Your first activity is to learn about your participants/stakeholders so that you can design your event. Interview 3 to 5 key individuals who are potential participants for 20 to 30 minutes. Questions you might want to ask:

  • For an interview with someone with a role in an organisation/institution/larger effort connected to your advocacy:
    • Tell me about the effort/organisation/institution, what is its goal? What is it trying to accomplish?
    • What are crucial short-term goals (i.e. campaigns, projects, etc.) that are currently taking a lot of effort?
    • What is your role in accomplishing long-term and short-term goals?
    • What are the significant challenges you are facing in that role?
  • For an interview with an individual.
    • Tell me about yourself (age, background, family life.)
    • Do you have any personal connections to the issue?
    • If relevant – What are your concerns for yourself and your family?
    • If relevant – What concerns you about your community?
  • And for both types of supporters, considering asking:
    • What is critical for the group of people coming together for this event to be able to accomplish?
    • How might this event be of value to you? How might it help with what you are working on or concerns you have about your family or community?
    • Thinking about this group of people coming together: do you have any concerns about participating? what might make this event fail?

After you’ve completed the interviews, ask the following questions:

  • What did you learn about potential participants?
  • What learnings should have priority when designing the agenda for the event?

Designing the agenda

Here are some resources to help you with designing your agenda:

Share drafts of the agenda with stakeholders prior to the event and make sure you explain how their interviews had impact on the design.

During the Event

Have a mechanism for capturing notes and outputs from the event. Take pictures of post-it notes and flip-chart papers generated. Assign a team to transcribe and organise notes – perhaps on a wiki.

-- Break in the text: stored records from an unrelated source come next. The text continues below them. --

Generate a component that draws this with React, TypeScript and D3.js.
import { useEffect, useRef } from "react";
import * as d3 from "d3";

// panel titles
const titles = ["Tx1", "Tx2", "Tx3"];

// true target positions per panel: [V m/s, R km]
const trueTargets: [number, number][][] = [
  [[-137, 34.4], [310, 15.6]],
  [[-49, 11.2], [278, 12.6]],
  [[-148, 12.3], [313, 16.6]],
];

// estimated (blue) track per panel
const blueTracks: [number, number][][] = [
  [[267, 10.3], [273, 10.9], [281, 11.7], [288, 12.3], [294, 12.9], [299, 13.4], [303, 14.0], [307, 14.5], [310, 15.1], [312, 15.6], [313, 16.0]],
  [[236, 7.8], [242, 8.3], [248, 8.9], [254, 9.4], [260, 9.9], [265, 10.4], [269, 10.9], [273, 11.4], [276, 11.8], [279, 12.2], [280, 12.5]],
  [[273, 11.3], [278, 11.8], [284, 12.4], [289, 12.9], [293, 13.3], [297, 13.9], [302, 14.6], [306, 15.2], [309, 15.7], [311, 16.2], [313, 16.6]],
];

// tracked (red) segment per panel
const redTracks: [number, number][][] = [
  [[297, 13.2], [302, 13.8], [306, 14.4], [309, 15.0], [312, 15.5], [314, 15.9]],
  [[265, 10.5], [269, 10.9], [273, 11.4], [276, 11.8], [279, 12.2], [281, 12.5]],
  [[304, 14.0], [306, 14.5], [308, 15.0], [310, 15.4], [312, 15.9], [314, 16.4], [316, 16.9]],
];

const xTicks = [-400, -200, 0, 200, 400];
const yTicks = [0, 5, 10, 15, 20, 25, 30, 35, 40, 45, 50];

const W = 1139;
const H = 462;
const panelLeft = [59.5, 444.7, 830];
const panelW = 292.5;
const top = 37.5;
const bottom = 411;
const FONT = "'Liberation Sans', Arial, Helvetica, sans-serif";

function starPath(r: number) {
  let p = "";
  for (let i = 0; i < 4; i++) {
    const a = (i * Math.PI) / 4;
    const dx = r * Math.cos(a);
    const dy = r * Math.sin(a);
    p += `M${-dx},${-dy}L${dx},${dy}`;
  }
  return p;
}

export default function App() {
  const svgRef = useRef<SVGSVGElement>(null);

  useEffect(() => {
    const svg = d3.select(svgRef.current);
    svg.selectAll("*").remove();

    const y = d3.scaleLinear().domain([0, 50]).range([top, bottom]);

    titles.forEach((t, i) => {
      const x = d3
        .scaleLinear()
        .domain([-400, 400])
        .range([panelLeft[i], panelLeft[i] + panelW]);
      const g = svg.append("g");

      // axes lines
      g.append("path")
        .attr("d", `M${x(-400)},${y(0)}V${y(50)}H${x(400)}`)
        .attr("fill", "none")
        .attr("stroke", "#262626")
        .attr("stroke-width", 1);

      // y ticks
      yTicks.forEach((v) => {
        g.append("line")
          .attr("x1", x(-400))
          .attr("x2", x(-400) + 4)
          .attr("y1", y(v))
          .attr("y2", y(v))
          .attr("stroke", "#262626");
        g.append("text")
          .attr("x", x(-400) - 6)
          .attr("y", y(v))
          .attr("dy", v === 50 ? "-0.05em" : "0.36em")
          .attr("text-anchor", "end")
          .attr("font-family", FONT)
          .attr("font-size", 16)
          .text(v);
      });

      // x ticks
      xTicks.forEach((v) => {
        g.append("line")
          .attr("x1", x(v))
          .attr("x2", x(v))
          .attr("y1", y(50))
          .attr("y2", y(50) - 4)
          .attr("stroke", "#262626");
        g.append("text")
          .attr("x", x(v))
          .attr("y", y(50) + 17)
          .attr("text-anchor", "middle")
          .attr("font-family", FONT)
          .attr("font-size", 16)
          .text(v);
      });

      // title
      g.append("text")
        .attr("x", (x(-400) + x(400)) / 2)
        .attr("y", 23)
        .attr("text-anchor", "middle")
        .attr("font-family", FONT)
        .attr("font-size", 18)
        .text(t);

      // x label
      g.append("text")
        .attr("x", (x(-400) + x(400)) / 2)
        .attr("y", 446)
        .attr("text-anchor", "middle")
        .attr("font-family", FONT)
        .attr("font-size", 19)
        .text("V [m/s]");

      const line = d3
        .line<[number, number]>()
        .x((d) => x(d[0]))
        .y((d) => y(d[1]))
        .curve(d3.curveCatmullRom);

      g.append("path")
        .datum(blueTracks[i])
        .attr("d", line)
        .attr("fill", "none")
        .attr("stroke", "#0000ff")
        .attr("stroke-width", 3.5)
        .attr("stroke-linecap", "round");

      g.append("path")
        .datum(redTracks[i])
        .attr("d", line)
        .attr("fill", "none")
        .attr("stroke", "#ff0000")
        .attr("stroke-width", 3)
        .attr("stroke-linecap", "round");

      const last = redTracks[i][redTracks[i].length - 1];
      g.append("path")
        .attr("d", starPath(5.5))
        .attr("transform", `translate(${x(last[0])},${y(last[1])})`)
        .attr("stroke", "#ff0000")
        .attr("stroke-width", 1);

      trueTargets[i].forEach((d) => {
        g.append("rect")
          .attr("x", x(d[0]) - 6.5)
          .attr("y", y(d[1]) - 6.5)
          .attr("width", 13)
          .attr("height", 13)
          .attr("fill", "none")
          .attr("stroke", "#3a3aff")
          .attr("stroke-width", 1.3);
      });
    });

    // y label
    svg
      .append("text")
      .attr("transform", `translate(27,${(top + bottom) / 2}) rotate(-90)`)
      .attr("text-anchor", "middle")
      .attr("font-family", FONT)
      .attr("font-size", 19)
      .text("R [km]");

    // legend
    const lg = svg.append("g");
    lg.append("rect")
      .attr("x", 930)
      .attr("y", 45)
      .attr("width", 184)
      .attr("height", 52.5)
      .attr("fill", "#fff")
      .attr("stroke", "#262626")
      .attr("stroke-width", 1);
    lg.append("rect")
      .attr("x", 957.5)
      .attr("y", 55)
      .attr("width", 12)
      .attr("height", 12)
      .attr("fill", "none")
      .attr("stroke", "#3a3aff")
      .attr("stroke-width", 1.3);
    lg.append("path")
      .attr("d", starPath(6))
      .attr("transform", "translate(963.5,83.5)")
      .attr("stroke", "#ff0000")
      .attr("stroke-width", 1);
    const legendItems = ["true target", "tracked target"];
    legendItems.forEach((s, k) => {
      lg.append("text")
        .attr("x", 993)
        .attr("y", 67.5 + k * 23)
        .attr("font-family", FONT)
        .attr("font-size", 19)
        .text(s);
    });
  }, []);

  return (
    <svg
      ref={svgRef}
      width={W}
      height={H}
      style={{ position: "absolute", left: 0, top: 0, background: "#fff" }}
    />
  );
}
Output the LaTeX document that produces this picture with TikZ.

Consider the following questions to be distributed in an evaluation form at the end of the event:

  1. What new understanding or common learnings/perspectives did you encounter?
  2. Will today’s experience change how you think about or talk about this issue with colleagues, friends or family? (Y/N) If so, how?
  3. As a result of your experience at the event, do you feel more open to speaking with those from different backgrounds or perspectives? (Y/N) If yes, what has contributed to this?

Before the end of the event. make sure you have let your participants know about other opportunities to get involved.

After the Event

Confirm what you have learned about stakeholders and put it into action AFTER your event!  With your team, think about how you will engage key stakeholders, given what you have learned. Specifically think about:

  • How do they relate to your issue? How does it impact them?
  • What will motivate them to stay involved in the future?
  • What will be a barrier to their participation in the future?
  • What are ways to you can engage them immediately, that they will find valuable, to follow-up on this event?
  • Did you get what you needed from the event?

Now you are ready to develop an engagement plan for the next three months. How will you continue to engage them and keep them involved?